WORK TO COMPLETE:
Skip all pictures, then copy the lines from the start of the data through the line with "centric_eye_err = [0.1, 0.3, 0.1, 0.1, 0.4, 0.1]", keeping both ends.

....

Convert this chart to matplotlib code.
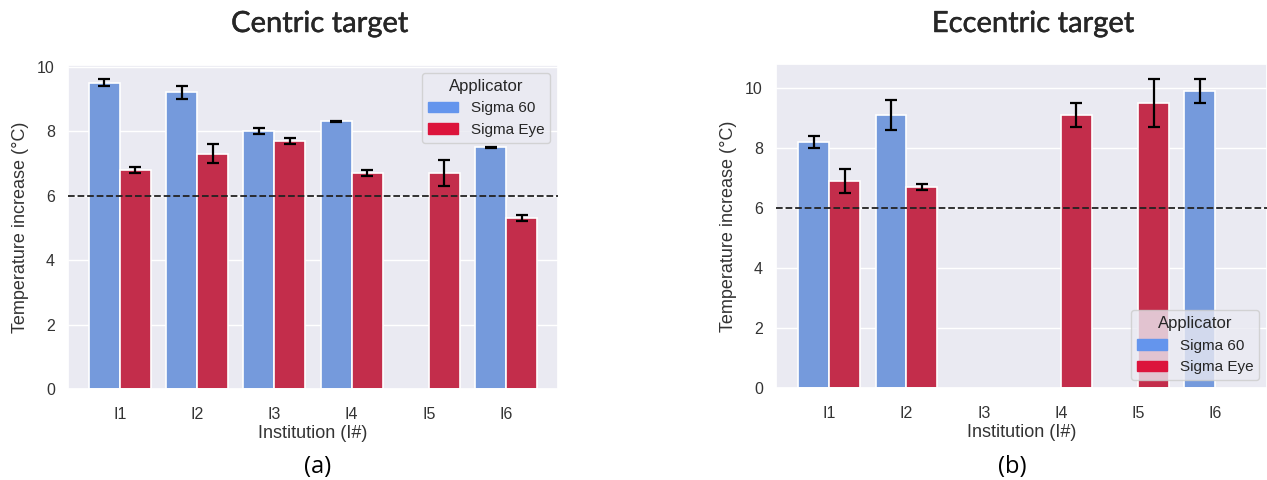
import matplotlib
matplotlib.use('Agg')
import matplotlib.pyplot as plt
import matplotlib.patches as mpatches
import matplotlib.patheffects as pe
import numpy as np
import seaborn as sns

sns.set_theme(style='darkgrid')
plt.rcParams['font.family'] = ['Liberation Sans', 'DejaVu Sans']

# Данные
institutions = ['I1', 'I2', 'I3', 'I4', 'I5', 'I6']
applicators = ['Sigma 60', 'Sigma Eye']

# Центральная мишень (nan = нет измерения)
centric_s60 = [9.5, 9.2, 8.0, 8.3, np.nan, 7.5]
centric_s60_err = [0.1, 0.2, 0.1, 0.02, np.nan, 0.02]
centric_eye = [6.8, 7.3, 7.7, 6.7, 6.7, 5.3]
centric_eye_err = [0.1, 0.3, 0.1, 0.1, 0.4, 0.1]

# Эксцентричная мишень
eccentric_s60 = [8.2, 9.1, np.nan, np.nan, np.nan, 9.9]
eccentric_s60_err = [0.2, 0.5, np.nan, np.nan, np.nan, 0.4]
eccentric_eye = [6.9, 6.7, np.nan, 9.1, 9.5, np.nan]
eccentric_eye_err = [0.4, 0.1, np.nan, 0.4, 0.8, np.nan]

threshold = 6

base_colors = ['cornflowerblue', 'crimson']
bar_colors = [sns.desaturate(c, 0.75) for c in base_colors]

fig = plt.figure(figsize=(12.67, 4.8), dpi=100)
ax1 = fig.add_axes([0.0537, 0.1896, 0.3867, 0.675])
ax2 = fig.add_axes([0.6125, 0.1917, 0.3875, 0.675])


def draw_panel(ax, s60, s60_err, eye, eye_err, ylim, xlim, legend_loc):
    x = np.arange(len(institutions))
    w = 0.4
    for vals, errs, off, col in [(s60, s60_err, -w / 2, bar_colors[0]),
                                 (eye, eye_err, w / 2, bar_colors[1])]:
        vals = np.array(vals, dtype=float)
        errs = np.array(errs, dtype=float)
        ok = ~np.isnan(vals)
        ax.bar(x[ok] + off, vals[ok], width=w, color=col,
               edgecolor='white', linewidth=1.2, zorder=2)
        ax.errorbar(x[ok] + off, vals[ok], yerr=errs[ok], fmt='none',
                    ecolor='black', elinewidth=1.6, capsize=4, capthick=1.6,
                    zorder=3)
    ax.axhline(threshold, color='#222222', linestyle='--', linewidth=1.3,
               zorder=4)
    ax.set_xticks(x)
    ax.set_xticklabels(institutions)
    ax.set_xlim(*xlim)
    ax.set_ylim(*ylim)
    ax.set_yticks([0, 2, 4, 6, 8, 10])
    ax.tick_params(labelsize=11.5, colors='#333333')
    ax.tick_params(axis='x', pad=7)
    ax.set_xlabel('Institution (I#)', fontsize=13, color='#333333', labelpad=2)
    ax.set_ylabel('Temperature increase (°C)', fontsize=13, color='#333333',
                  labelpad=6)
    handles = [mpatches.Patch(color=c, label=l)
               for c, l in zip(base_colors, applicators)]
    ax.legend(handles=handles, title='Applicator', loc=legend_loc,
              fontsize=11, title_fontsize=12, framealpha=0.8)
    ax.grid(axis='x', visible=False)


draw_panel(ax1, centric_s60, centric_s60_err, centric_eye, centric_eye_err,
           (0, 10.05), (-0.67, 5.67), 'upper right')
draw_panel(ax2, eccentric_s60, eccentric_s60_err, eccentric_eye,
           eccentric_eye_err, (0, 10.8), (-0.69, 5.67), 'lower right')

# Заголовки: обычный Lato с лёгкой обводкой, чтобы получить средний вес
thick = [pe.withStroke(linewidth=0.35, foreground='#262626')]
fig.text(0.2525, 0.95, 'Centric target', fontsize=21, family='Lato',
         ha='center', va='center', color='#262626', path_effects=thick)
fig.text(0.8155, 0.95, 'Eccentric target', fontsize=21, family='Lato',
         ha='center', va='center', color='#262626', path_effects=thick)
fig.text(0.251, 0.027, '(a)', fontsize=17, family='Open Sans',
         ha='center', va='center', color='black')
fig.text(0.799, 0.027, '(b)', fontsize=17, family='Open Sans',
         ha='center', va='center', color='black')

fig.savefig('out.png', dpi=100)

....

SOLUTION TO THIS EXERCISE:
Convert this chart to matplotlib code.
import matplotlib
matplotlib.use('Agg')
import matplotlib.pyplot as plt
import matplotlib.patches as mpatches
import matplotlib.patheffects as pe
import numpy as np
import seaborn as sns

sns.set_theme(style='darkgrid')
plt.rcParams['font.family'] = ['Liberation Sans', 'DejaVu Sans']

# Данные
institutions = ['I1', 'I2', 'I3', 'I4', 'I5', 'I6']
applicators = ['Sigma 60', 'Sigma Eye']

# Центральная мишень (nan = нет измерения)
centric_s60 = [9.5, 9.2, 8.0, 8.3, np.nan, 7.5]
centric_s60_err = [0.1, 0.2, 0.1, 0.02, np.nan, 0.02]
centric_eye = [6.8, 7.3, 7.7, 6.7, 6.7, 5.3]
centric_eye_err = [0.1, 0.3, 0.1, 0.1, 0.4, 0.1]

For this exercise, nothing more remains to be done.